Yiliam Gonzalez, left, speaks with her mother, Janeth Anchia, as they clean dishes in a friend's home in Havana on March 5. Gonzalez is one of eight transsexuals to undergo a sex change, paid for by Cuba's universal health care system.
Yiliam Gonzalez has her hair done by a stylist in Havana on March 5. She has said that before getting the controversial operation, she hated looking at her own reflection.
Janeth Anchia watches her daughter Yiliam Gonzalez get her hair done in Havana. Gonzalez is living proof of a remarkable change taking place in Cuba, a country where, in the 1960s, homosexuals would often be fired from state jobs -- or even imprisoned.
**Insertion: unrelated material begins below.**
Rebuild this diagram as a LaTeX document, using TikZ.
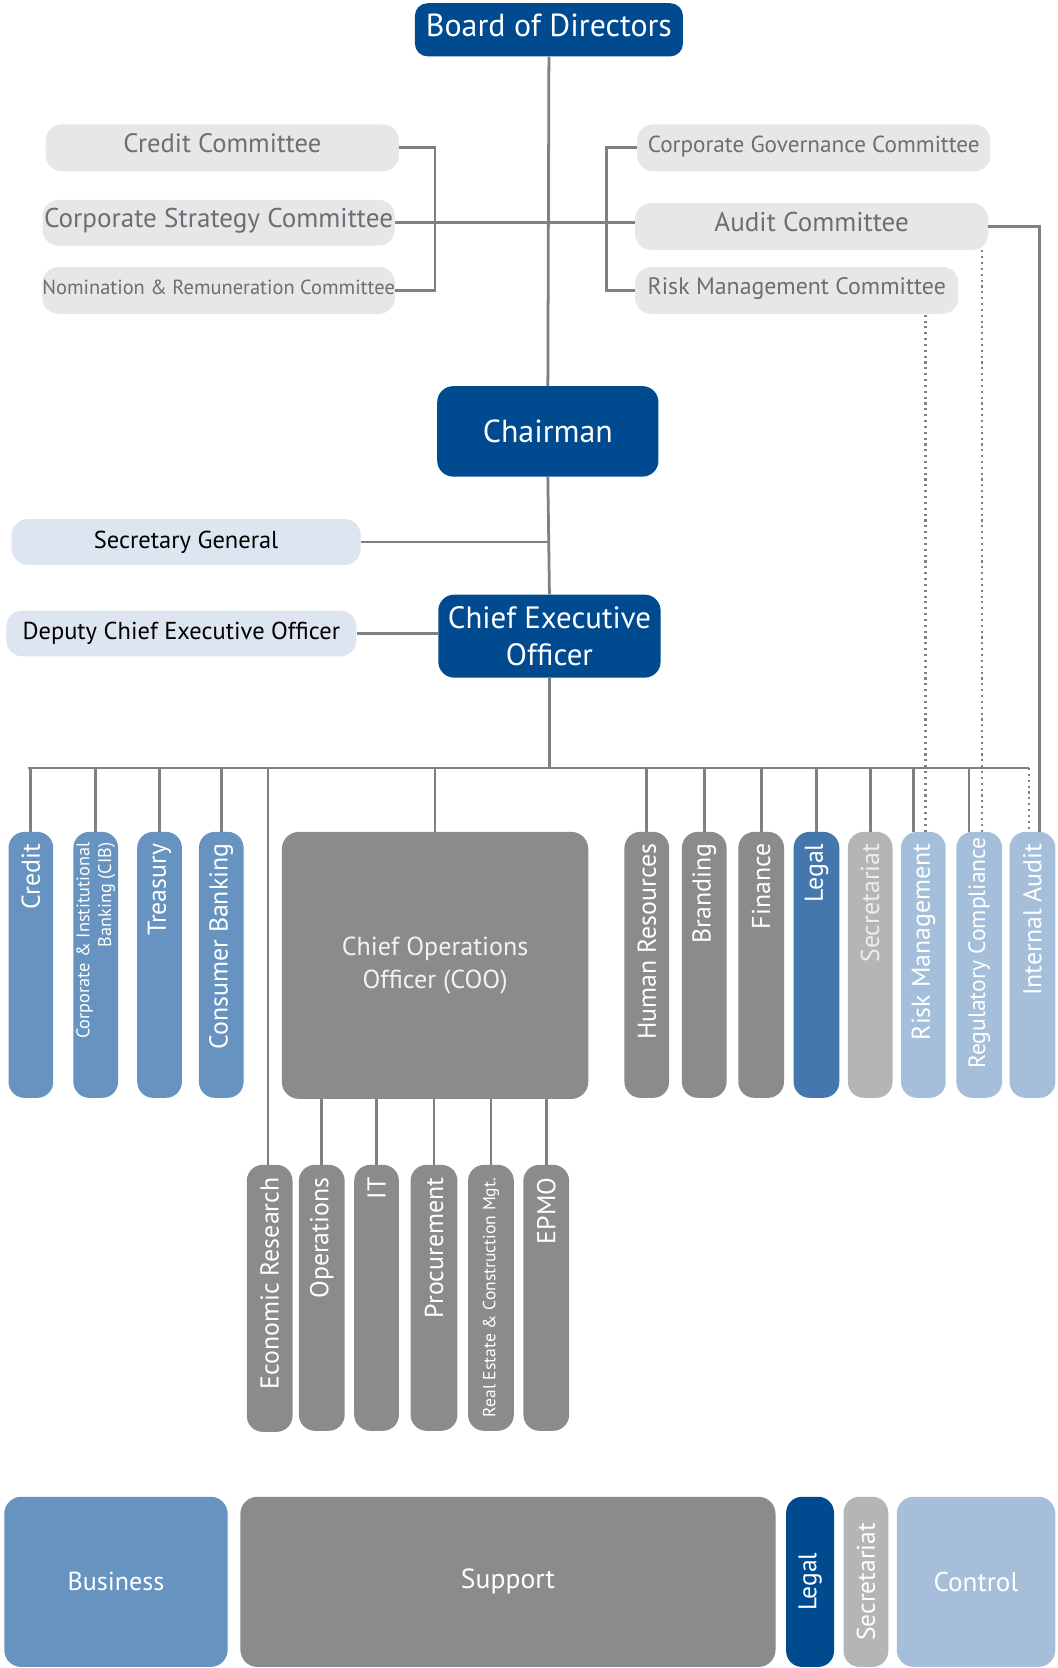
\documentclass[tikz,border=0pt]{standalone}
\usepackage{fontspec}
\setmainfont{PT Sans}
\usetikzlibrary{calc}
\definecolor{dblue}{HTML}{004A90}
\definecolor{bizblue}{HTML}{6793C0}
\definecolor{legblue}{HTML}{4377AD}
\definecolor{sgrey}{HTML}{8A8B8D}
\definecolor{lgrey}{HTML}{B4B5B7}
\definecolor{ctrl}{HTML}{A5BFDA}
\definecolor{cfill}{HTML}{E6E7E8}
\definecolor{ctext}{HTML}{6D6E71}
\definecolor{sfill}{HTML}{DDE5F0}
\definecolor{lncol}{HTML}{7F8083}
\newcommand\bx[7]{%
  \pgfmathsetmacro\bxw{#4-#2}\pgfmathsetmacro\bxh{#5-#3}%
  \node[box,#6,minimum width=\bxw pt,minimum height=\bxh pt] (#1) at ({(#2+#4)/2},{(#3+#5)/2}) {#7};}
\begin{document}
\begin{tikzpicture}[x=1pt,y=-1pt,
  box/.style={rounded corners=13pt, inner sep=0pt, draw=none, align=center},
  ln/.style={draw=lncol, line width=2.6pt},
  dotln/.style={draw=lncol, line width=2pt, dash pattern=on 2pt off 3.5pt},
  topblue/.style={fill=dblue, text=white, font=\fontsize{29}{35}\selectfont},
  comm/.style={fill=cfill, text=ctext, font=\fontsize{25}{29}\selectfont, rounded corners=15pt, text height=17pt, text depth=8pt},
  side/.style={fill=sfill, text=black, font=\fontsize{23}{27}\selectfont, rounded corners=15pt},
  vbox/.style={rounded corners=15pt},
  vtxt/.style={rotate=90, anchor=east, inner sep=0pt, text=white, font=\fontsize{24.3}{28}\selectfont},
  btxt/.style={text=white, font=\fontsize{24.5}{28}\selectfont},
]
\useasboundingbox[fill=white] (0,0) rectangle (994,1568);

% top
\bx{board}{390}{3}{642}{53}{topblue,font=\fontsize{30}{36}\selectfont,rounded corners=12pt,text height=21pt,text depth=9pt}{Board of Directors}
\bx{ccred}{43}{117}{375}{161}{comm}{Credit Committee}
\bx{cstrat}{40}{188}{371}{231}{comm,font=\fontsize{25.5}{29}\selectfont}{Corporate Strategy Committee}
\bx{cnom}{40}{251}{371}{295}{comm,font=\fontsize{19.2}{24}\selectfont,text height=14pt,text depth=6pt}{Nomination \& Remuneration Committee}
\bx{cgov}{599}{117}{931}{161}{comm,font=\fontsize{21.8}{27}\selectfont,text height=15pt,text depth=7pt}{Corporate Governance Committee}
\bx{caud}{597}{191}{929}{235}{comm,font=\fontsize{25.5}{29}\selectfont}{Audit Committee}
\bx{crisk}{597}{251}{901}{295}{comm,font=\fontsize{22.4}{27}\selectfont,text height=15pt,text depth=7pt}{Risk Management Committee}

\bx{chair}{411}{363}{619}{448}{topblue,font=\fontsize{30}{36}\selectfont,rounded corners=15pt}{Chairman}
\bx{secg}{11}{488}{339}{531}{side}{Secretary General}
\bx{ceo}{412}{559}{621}{637}{topblue,rounded corners=15pt}{Chief Executive\\Officer}
\bx{dep}{6}{574}{335}{617}{side}{Deputy Chief Executive Officer}

% middle row
\bx{cred}{8}{782}{50}{1032}{vbox,fill=bizblue}{}
\bx{cib}{69}{782}{111}{1032}{vbox,fill=bizblue}{}
\bx{trea}{129}{782}{171}{1032}{vbox,fill=bizblue}{}
\bx{cons}{187}{782}{229}{1032}{vbox,fill=bizblue}{}
\bx{coo}{265}{782}{553}{1033}{fill=sgrey,text=white!95!black,font=\fontsize{24.5}{31}\selectfont,rounded corners=16pt}{Chief Operations\\Officer (COO)}
\bx{hr}{587}{782}{629}{1032}{vbox,fill=sgrey}{}
\bx{brand}{641}{782}{683}{1032}{vbox,fill=sgrey}{}
\bx{fin}{694}{782}{737}{1032}{vbox,fill=sgrey}{}
\bx{leg}{746}{782}{789}{1032}{vbox,fill=legblue}{}
\bx{secr}{797}{782}{839}{1032}{vbox,fill=lgrey}{}
\bx{rm}{847}{782}{889}{1032}{vbox,fill=ctrl}{}
\bx{reg}{899}{782}{942}{1032}{vbox,fill=ctrl}{}
\bx{ia}{949}{782}{992}{1032}{vbox,fill=ctrl}{}

\node[vtxt] (tcred) at ([yshift=-11pt]cred.north) {Credit};
\node[vtxt,font=\fontsize{17.2}{20.5}\selectfont,align=right] (tcib) at ([yshift=-10pt]cib.north) {Corporate \& Institutional\\Banking (CIB)};
\node[vtxt] (ttrea) at ([yshift=-11pt]trea.north) {Treasury};
\node[vtxt] (tcons) at ([yshift=-11pt]cons.north) {Consumer Banking};
\node[vtxt] (thr) at ([yshift=-11pt]hr.north) {Human Resources};
\node[vtxt] (tbrand) at ([yshift=-11pt]brand.north) {Branding};
\node[vtxt] (tfin) at ([yshift=-11pt]fin.north) {Finance};
\node[vtxt] (tleg) at ([yshift=-11pt]leg.north) {Legal};
\node[vtxt,text=white!93!black] (tsecr) at ([yshift=-11pt]secr.north) {Secretariat};
\node[vtxt] (trm) at ([yshift=-11pt]rm.north) {Risk Management};
\node[vtxt,font=\fontsize{22.2}{26}\selectfont] (treg) at ([yshift=-5pt]reg.north) {Regulatory Compliance};
\node[vtxt] (tia) at ([yshift=-11pt]ia.north) {Internal Audit};

% sub row
\bx{econ}{232}{1095}{275}{1346}{vbox,fill=sgrey}{}
\bx{ops}{281}{1095}{324}{1345}{vbox,fill=sgrey}{}
\bx{it}{333}{1095}{375}{1345}{vbox,fill=sgrey}{}
\bx{proc}{386}{1095}{430}{1345}{vbox,fill=sgrey}{}
\bx{re}{440}{1095}{483}{1345}{vbox,fill=sgrey}{}
\bx{epmo}{492}{1095}{535}{1345}{vbox,fill=sgrey}{}
\node[vtxt] (tecon) at ([yshift=-12pt]econ.north) {Economic Research};
\node[vtxt] (tops) at ([yshift=-12pt]ops.north) {Operations};
\node[vtxt] (tit) at ([yshift=-12pt]it.north) {IT};
\node[vtxt] (tproc) at ([yshift=-12pt]proc.north) {Procurement};
\node[vtxt,font=\fontsize{16.5}{20}\selectfont] (tre) at ([yshift=-12pt]re.north) {Real Estate \& Construction Mgt.};
\node[vtxt] (tepmo) at ([yshift=-12pt]epmo.north) {EPMO};

% legend
\bx{bus}{4}{1407}{214}{1567}{fill=bizblue,btxt,rounded corners=16pt}{Business}
\bx{sup}{226}{1407}{729}{1567}{fill=sgrey,btxt,font=\fontsize{26}{30}\selectfont,rounded corners=16pt}{Support}
\bx{legb}{739}{1407}{784}{1567}{fill=dblue,rounded corners=15pt}{}
\bx{secb}{793}{1407}{835}{1567}{fill=lgrey,rounded corners=15pt}{}
\bx{ctl}{843}{1407}{992}{1567}{fill=ctrl,btxt,font=\fontsize{25.5}{30}\selectfont,rounded corners=16pt}{Control}
\node[rotate=90,inner sep=0pt,text=white,font=\fontsize{24}{28}\selectfont] (tlegb) at (legb.center) {Legal};
\node[rotate=90,inner sep=0pt,text=white,font=\fontsize{24}{28}\selectfont] (tsecb) at (secb.center) {Secretariat};

% connectors
\coordinate (busL) at (26,722);
\coordinate (busR) at (967,722);
\coordinate (lbr) at (409,0);
\coordinate (rbr) at (570,0);
\draw[ln] (board.south) -- (chair.north);
\draw[ln] (chair.south) -- (ceo.north);
\draw[ln] (ceo.south) -- (ceo.south |- busL);
\draw[ln] (busL) -- (busR);
\draw[ln] (secg.east) -- (secg.east -| ceo.north);
\draw[ln] (dep.east) -- (ceo.west |- dep.east);
\draw[ln] (ccred.east) -| (lbr |- cnom.east) -- (cnom.east);
\draw[ln] (cstrat.east) -- (cstrat.east -| caud.west);
\draw[ln] (cgov.west) -| (rbr |- crisk.west) -- (crisk.west);
\draw[ln] (caud.east) -| ([xshift=7pt]ia.north);

\foreach \n in {cred,cib,trea,cons,hr,brand,fin,leg,secr}
  \draw[ln] (\n.north) -- (\n.north |- busL);
\draw[ln] (coo.north) -- (coo.north |- busL);
\draw[ln] ([xshift=-9pt]rm.north) -- ([xshift=-9pt]rm.north |- busL);
\draw[ln] ([xshift=-9.5pt]reg.north) -- ([xshift=-9.5pt]reg.north |- busL);
\draw[ln] ([xshift=-1.5pt]econ.north) -- ([xshift=-1.5pt]econ.north |- busL);
\foreach \n in {ops,it,proc,re,epmo}
  \draw[ln] (\n.north) -- (\n.north |- coo.south);

\draw[dotln] ([xshift=2pt]rm.north) -- ([xshift=2pt]rm.north |- crisk.south);
\draw[dotln] ([xshift=3pt]reg.north) -- ([xshift=3pt]reg.north |- caud.south);
\draw[dotln] (busR) -- (busR |- ia.north);
\end{tikzpicture}
\end{document}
Yiliam Gonzalez plays the piano at a neighbors home in Havana. Gonzalez, a 28-year-old wedding pianist, underwent the sex change procedure in 2008.
Yiliam Gonzalez attends a ceremony at the Russian Orthodox cathedral in Havana. She was one of eight Cubans to undergo the sex-change operation under a program begun in 1988 — then suspended for two decades, after many complained the communist government had better ways to spend its scarce resources.
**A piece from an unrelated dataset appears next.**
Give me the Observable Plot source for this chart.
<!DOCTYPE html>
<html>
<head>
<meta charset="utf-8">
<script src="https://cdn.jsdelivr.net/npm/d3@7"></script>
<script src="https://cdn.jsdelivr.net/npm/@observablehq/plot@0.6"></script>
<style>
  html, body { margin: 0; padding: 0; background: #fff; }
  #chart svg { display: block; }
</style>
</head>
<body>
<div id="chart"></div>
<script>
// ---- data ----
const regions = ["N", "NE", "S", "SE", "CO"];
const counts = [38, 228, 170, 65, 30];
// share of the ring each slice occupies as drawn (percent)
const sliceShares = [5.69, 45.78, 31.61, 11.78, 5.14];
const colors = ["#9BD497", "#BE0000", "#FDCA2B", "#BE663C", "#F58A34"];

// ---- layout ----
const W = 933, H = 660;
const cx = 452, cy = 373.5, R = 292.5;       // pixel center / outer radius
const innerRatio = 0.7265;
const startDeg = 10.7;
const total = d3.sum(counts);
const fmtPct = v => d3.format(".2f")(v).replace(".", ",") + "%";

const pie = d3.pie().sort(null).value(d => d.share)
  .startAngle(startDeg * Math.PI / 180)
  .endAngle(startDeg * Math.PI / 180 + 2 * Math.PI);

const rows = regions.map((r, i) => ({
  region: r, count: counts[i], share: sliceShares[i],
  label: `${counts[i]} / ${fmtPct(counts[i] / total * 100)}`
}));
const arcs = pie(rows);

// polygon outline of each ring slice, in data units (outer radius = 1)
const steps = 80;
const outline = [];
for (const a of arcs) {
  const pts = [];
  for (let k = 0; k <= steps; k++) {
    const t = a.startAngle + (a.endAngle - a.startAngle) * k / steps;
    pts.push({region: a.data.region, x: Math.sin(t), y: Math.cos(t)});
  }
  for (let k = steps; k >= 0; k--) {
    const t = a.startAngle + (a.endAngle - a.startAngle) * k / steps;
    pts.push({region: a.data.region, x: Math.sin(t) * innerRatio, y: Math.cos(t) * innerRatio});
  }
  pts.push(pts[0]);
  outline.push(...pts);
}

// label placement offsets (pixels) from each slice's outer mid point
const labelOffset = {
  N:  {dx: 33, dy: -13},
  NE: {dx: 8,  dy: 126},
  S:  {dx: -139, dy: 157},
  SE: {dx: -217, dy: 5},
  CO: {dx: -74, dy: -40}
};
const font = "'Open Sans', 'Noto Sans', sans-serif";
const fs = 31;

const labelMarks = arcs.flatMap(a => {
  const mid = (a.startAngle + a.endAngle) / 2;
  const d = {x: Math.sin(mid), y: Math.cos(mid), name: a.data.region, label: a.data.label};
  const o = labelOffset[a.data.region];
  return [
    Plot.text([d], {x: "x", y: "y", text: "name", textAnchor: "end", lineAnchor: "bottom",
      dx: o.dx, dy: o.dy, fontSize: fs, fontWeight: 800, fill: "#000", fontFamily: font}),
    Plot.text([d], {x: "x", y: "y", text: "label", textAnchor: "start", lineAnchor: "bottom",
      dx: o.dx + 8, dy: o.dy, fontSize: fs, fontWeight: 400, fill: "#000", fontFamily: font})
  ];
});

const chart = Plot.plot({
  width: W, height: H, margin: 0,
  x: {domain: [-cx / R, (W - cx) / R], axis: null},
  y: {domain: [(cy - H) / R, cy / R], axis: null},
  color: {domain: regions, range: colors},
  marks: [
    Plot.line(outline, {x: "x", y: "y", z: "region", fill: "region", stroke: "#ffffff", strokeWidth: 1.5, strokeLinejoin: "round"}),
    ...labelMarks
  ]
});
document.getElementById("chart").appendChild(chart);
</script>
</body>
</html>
Yiliam Gonzalez shows her ID showing her former name, William, in Havana. She is currently waiting for permission to legally change her name to Yiliam.
Yiliam Gonzalez, second from right, and her mother Janeth Anchia, left, visit with neighbors in Havana. Mariela Castro, Cuba's top gay-rights activist, said recently, "There has been a lot of resistance because homophobia remains strong in our culture."